The unexpected convenience of JSON on the commandline
I was working with a migration from drupal to processwire CMS:es, where I wanted to be able to pipe data, including the body field with HTML formatting and all, through multiple processing steps in a flexible manner. I’d start with an extraction SQL query, through a few components to replace and massage the data, and finally over to an import command using processwire’s wireshell tool . So, basically I needed a flexible format for structured data that could be sent as one “data object” per line, to work nicely with linux commandline tools like grep, sed and awk.

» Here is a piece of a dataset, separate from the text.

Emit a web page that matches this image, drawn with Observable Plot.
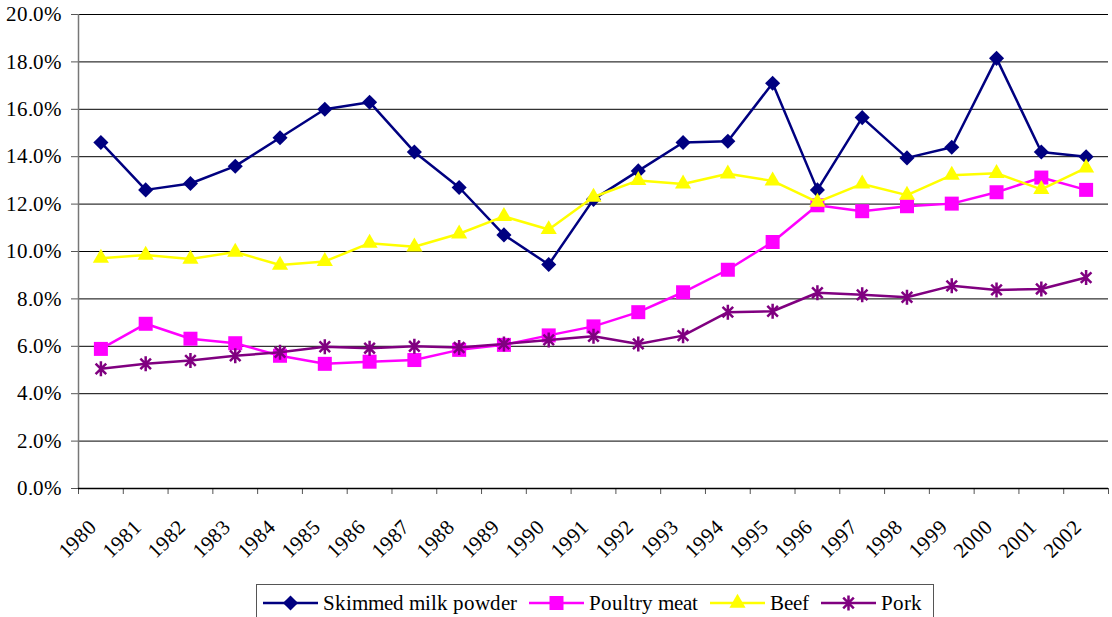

CSV didn’t seem that suitable, because of the unpredictable HTML formatting of the body field (though I never really tried) … and I don’t even know how to wrap up YAML into one-liners.
But then it struck me how well JSON is suited for this.

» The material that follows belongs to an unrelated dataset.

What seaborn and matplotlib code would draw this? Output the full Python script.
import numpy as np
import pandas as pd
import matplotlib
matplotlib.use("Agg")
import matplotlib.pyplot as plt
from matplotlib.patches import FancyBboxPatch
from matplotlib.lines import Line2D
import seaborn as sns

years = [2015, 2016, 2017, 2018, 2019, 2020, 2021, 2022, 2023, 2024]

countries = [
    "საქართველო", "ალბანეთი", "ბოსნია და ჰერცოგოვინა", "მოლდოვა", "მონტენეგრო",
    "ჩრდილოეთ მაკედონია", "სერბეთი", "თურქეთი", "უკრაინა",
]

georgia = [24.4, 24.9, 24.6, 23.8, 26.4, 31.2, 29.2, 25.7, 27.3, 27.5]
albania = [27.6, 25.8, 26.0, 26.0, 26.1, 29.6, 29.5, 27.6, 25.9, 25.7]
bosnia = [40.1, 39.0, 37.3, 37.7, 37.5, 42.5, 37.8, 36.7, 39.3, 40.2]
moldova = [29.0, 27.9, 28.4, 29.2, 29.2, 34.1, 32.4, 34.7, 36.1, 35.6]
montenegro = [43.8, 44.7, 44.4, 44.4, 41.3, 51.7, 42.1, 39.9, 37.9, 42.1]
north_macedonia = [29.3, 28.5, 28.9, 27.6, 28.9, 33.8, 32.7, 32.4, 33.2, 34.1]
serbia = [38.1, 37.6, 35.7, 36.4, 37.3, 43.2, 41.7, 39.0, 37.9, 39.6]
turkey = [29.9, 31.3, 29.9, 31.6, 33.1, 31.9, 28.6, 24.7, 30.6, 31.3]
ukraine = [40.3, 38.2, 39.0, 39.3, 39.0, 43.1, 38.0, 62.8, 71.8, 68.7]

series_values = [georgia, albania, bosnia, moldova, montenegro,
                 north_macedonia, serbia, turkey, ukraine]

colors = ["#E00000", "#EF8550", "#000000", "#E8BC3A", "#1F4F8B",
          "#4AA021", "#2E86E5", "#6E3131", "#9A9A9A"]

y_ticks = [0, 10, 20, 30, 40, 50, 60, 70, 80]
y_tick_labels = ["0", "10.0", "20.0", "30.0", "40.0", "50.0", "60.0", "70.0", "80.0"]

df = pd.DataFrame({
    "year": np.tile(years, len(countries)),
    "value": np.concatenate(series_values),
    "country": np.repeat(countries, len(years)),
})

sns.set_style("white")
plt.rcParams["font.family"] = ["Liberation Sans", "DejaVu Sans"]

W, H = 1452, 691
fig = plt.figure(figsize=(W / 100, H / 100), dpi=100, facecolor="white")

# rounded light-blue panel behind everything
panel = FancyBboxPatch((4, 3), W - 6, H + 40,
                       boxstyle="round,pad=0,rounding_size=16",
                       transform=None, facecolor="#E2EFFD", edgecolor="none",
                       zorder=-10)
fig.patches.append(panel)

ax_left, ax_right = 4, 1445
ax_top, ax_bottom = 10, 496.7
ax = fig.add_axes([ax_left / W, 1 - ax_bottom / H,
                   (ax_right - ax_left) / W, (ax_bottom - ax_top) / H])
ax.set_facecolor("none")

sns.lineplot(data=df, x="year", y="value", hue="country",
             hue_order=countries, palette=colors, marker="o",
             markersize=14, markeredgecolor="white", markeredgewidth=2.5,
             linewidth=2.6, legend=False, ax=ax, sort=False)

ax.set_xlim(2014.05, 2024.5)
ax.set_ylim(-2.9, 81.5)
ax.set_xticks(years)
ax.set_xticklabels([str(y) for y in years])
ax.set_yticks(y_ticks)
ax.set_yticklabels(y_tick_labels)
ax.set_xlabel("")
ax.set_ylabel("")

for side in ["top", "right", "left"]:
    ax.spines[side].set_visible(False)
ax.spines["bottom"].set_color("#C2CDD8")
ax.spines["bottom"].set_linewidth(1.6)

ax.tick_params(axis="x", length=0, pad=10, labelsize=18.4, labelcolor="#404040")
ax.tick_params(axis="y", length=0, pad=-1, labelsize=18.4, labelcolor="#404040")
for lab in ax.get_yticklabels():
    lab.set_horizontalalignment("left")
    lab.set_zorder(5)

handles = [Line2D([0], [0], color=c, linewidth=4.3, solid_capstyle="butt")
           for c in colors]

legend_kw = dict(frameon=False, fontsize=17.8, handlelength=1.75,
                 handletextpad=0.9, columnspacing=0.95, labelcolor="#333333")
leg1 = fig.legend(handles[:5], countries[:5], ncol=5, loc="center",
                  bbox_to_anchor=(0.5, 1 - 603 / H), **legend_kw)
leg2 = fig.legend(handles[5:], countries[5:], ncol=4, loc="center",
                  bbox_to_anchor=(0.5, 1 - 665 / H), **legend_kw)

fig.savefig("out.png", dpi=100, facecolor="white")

I’ve heard folks using it before, and it is by no means any news to experienced data wranglers, I’m sure, but I just hadn’t thought about it.
JSON has excellent escaping of any kind of characters, and can be formatted as one object per line, making it perfect for piping on the commandline. What’s more, working with JSON in python, is extremely convenient, since all the typical python data structures (lists, tuples and dicts) map directly to counterparts in JSON. This means that you can just use json.dumps() or json.loads() to convert a nested python data structure to and from a JSON string.

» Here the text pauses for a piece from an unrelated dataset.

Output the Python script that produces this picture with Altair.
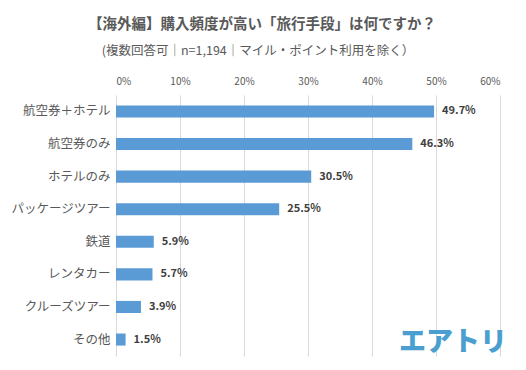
import altair as alt
import pandas as pd

categories = ["航空券＋ホテル", "航空券のみ", "ホテルのみ", "パッケージツアー", "鉄道", "レンタカー", "クルーズツアー", "その他"]
values = [49.7, 46.3, 30.5, 25.5, 5.9, 5.7, 3.9, 1.5]
x_ticks = [0, 10, 20, 30, 40, 50, 60]

title_text = "【海外編】購入頻度が高い「旅行手段」は何ですか？"
subtitle_text = "(複数回答可｜n=1,194｜マイル・ポイント利用を除く）"
logo_text = "エアトリ"

df = pd.DataFrame({"cat": categories, "val": values})
df["label"] = [f"{v:.1f}%" for v in values]

FONT = "Noto Sans CJK JP"

x_enc = alt.X("val:Q", scale=alt.Scale(domain=[0, 60]),
              axis=alt.Axis(orient="top", values=x_ticks, labelExpr="datum.value + '%'",
                            title=None, domain=False, ticks=False, grid=True,
                            gridColor="#d9d9d9", labelColor="#595959", labelFontSize=10,
                            labelFont=FONT, labelPadding=9))
y_enc = alt.Y("cat:N", sort=categories,
              scale=alt.Scale(paddingInner=0.63, paddingOuter=0.32),
              axis=alt.Axis(title=None, domain=False, ticks=False, grid=False,
                            labelColor="#595959", labelFontSize=12.5, labelFont=FONT,
                            labelPadding=6))

bars = alt.Chart(df).mark_bar(color="#5b9bd5").encode(x=x_enc, y=y_enc)

labels = alt.Chart(df).mark_text(align="left", baseline="middle", dx=8, fontSize=11,
                                 fontWeight="bold", color="#404040", font=FONT).encode(
    x="val:Q", y=alt.Y("cat:N", sort=categories), text="label:N")

title = alt.Chart(pd.DataFrame({"t": [title_text]})).mark_text(
    align="center", baseline="middle", fontSize=14.5, fontWeight="bold",
    color="#595959", font=FONT).encode(x=alt.value(146), y=alt.value(-70), text="t:N")

subtitle = alt.Chart(pd.DataFrame({"t": [subtitle_text]})).mark_text(
    align="center", baseline="middle", fontSize=12.5,
    color="#595959", font=FONT).encode(x=alt.value(142), y=alt.value(-44), text="t:N")

logo = alt.Chart(pd.DataFrame({"t": [logo_text]})).mark_text(
    align="center", baseline="middle", fontSize=27, fontWeight=900,
    color="#4a9fd0", font=FONT).encode(x=alt.value(337), y=alt.value(248), text="t:N")

chart = alt.layer(bars, labels, title, subtitle, logo).properties(
    width=384, height=261,
    autosize=alt.AutoSizeParams(type="none"),
    padding={"left": 108, "top": 87, "right": 18, "bottom": 6},
    background="white",
).configure_view(stroke=None)

chart.save("out.html", embed_options={"renderer": "svg", "actions": False})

Although this is for sure no news for experienced commandline data wranglers, I just wanted to illustrate just how easy this is:
So, for example, reading some basic info and the body field (of Drupal 7) from MySQL is as easy as:
import MySQLdb as mdb
import json
from sys import stdout
con = mdb.connect([HOST], [USER], [PASS], [DB])
cur = con.cursor()
query = '''
SELECT n.nid, n.type, n.created, n.title, fdb.body_value
FROM node AS n
LEFT JOIN field_data_body AS fdb ON n.vid = fdb.revision_id
'''
cur.execute(query)
rows = cur.fetchall()
for row in rows:
rowinfo = [i.decode('latin-1') if type(i) is str else i for i in row]
pageinfo = {
'Nid': rowinfo[0],
'NodeType': rowinfo[1],
'Created': rowinfo[2],
'Title': rowinfo[3],
'Body': rowinfo[4],
}
stdout.write(json.dumps(pageinfo) + '\n') # The newline is important here!
But now, this is mostly MySQL stuff, so a smaller component might better demonstrate how little is needed to read from json. So, say that we want to change all occurances of “node” in NodeType to “page” (which is the more commonly used term for what Drupal calls a node):
from sys import stdin, stdout
import json
for row in stdin:
r = json.loads(row)
r['NodeType'] = r['NodeType'].replace('node', 'page')
stdout.write(json.dumps(r) + '\n')
So, this is what little is required to create a pipeable component working with JSON data, using python!
So, now, we can use these two components together by just piping them, and using the normal linux commandline tools for convenient browsing on the commandline (such as my favorite less -Si for scrolling without wrapping lines:
python extractsql.py | python replace.py | less -Si
But, even better than custom python components, is that you have the jq tool available, which fits perfectly into this workflow. In short, jq can replace all of sed, awk and grep, in one combined package for working with json objects.
A more detailed foray into using jq is material for another post, but just a simple example that would be usable here is to filter out just the NodeType field, to see that it became correctly replaced. This is easily achieved with jq:
python extractsql.py | python replace.py | jq '.NodeType' | less -Si
As simple as that. Check the jq manual for more usage info on jq.
I’m sure I will use JSON for piping structured data on the commandline a lot more from now on.